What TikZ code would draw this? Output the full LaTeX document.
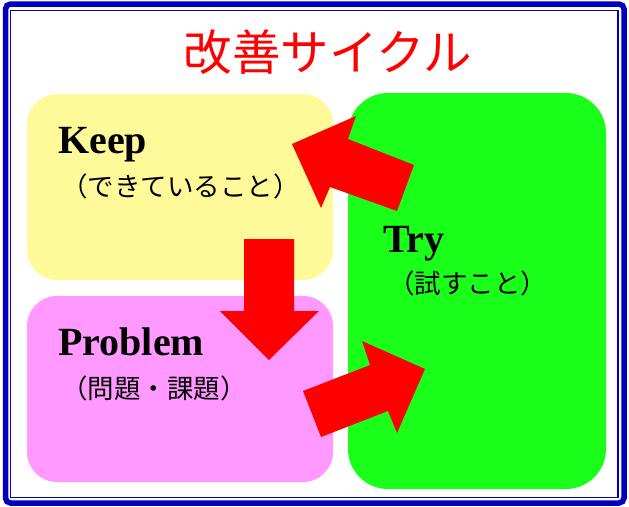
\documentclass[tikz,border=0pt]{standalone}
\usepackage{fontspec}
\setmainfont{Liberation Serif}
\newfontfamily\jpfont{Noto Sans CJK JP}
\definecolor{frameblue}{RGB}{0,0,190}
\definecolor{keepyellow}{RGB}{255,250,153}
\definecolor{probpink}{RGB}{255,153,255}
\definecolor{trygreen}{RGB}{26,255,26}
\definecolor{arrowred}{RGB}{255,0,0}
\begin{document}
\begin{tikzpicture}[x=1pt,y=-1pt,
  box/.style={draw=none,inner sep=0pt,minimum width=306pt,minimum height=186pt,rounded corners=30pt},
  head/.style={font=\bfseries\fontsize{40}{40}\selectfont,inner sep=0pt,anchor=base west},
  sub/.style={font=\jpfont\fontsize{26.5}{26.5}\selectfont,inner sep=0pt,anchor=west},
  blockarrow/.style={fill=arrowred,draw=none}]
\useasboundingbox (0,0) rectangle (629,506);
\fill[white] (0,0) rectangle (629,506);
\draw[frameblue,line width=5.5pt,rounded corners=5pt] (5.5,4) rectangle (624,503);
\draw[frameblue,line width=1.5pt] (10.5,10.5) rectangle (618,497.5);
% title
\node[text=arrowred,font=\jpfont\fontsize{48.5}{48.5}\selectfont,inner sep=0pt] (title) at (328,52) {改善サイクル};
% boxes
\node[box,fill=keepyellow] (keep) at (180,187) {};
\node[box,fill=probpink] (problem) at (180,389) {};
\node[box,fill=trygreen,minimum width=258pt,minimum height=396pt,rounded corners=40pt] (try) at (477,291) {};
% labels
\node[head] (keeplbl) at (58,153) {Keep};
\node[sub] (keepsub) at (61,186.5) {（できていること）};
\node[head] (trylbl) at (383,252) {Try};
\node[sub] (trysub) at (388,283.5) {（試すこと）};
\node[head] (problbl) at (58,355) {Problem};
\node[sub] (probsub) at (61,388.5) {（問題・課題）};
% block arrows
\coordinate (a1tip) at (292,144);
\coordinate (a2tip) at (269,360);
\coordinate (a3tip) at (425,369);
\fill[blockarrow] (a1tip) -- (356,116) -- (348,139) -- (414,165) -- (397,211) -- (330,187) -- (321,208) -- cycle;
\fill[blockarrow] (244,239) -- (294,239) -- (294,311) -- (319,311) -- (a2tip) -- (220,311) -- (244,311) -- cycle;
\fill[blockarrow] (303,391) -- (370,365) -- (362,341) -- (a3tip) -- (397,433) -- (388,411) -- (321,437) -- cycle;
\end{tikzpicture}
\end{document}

##############################

YOUR TASK » Are you able to set down all the lines above exactly, without any pictures?

OUTPUT »
What TikZ code would draw this? Output the full LaTeX document.
\documentclass[tikz,border=0pt]{standalone}
\usepackage{fontspec}
\setmainfont{Liberation Serif}
\newfontfamily\jpfont{Noto Sans CJK JP}
\definecolor{frameblue}{RGB}{0,0,190}
\definecolor{keepyellow}{RGB}{255,250,153}
\definecolor{probpink}{RGB}{255,153,255}
\definecolor{trygreen}{RGB}{26,255,26}
\definecolor{arrowred}{RGB}{255,0,0}
\begin{document}
\begin{tikzpicture}[x=1pt,y=-1pt,
  box/.style={draw=none,inner sep=0pt,minimum width=306pt,minimum height=186pt,rounded corners=30pt},
  head/.style={font=\bfseries\fontsize{40}{40}\selectfont,inner sep=0pt,anchor=base west},
  sub/.style={font=\jpfont\fontsize{26.5}{26.5}\selectfont,inner sep=0pt,anchor=west},
  blockarrow/.style={fill=arrowred,draw=none}]
\useasboundingbox (0,0) rectangle (629,506);
\fill[white] (0,0) rectangle (629,506);
\draw[frameblue,line width=5.5pt,rounded corners=5pt] (5.5,4) rectangle (624,503);
\draw[frameblue,line width=1.5pt] (10.5,10.5) rectangle (618,497.5);
% title
\node[text=arrowred,font=\jpfont\fontsize{48.5}{48.5}\selectfont,inner sep=0pt] (title) at (328,52) {改善サイクル};
% boxes
\node[box,fill=keepyellow] (keep) at (180,187) {};
\node[box,fill=probpink] (problem) at (180,389) {};
\node[box,fill=trygreen,minimum width=258pt,minimum height=396pt,rounded corners=40pt] (try) at (477,291) {};
% labels
\node[head] (keeplbl) at (58,153) {Keep};
\node[sub] (keepsub) at (61,186.5) {（できていること）};
\node[head] (trylbl) at (383,252) {Try};
\node[sub] (trysub) at (388,283.5) {（試すこと）};
\node[head] (problbl) at (58,355) {Problem};
\node[sub] (probsub) at (61,388.5) {（問題・課題）};
% block arrows
\coordinate (a1tip) at (292,144);
\coordinate (a2tip) at (269,360);
\coordinate (a3tip) at (425,369);
\fill[blockarrow] (a1tip) -- (356,116) -- (348,139) -- (414,165) -- (397,211) -- (330,187) -- (321,208) -- cycle;
\fill[blockarrow] (244,239) -- (294,239) -- (294,311) -- (319,311) -- (a2tip) -- (220,311) -- (244,311) -- cycle;
\fill[blockarrow] (303,391) -- (370,365) -- (362,341) -- (a3tip) -- (397,433) -- (388,411) -- (321,437) -- cycle;
\end{tikzpicture}
\end{document}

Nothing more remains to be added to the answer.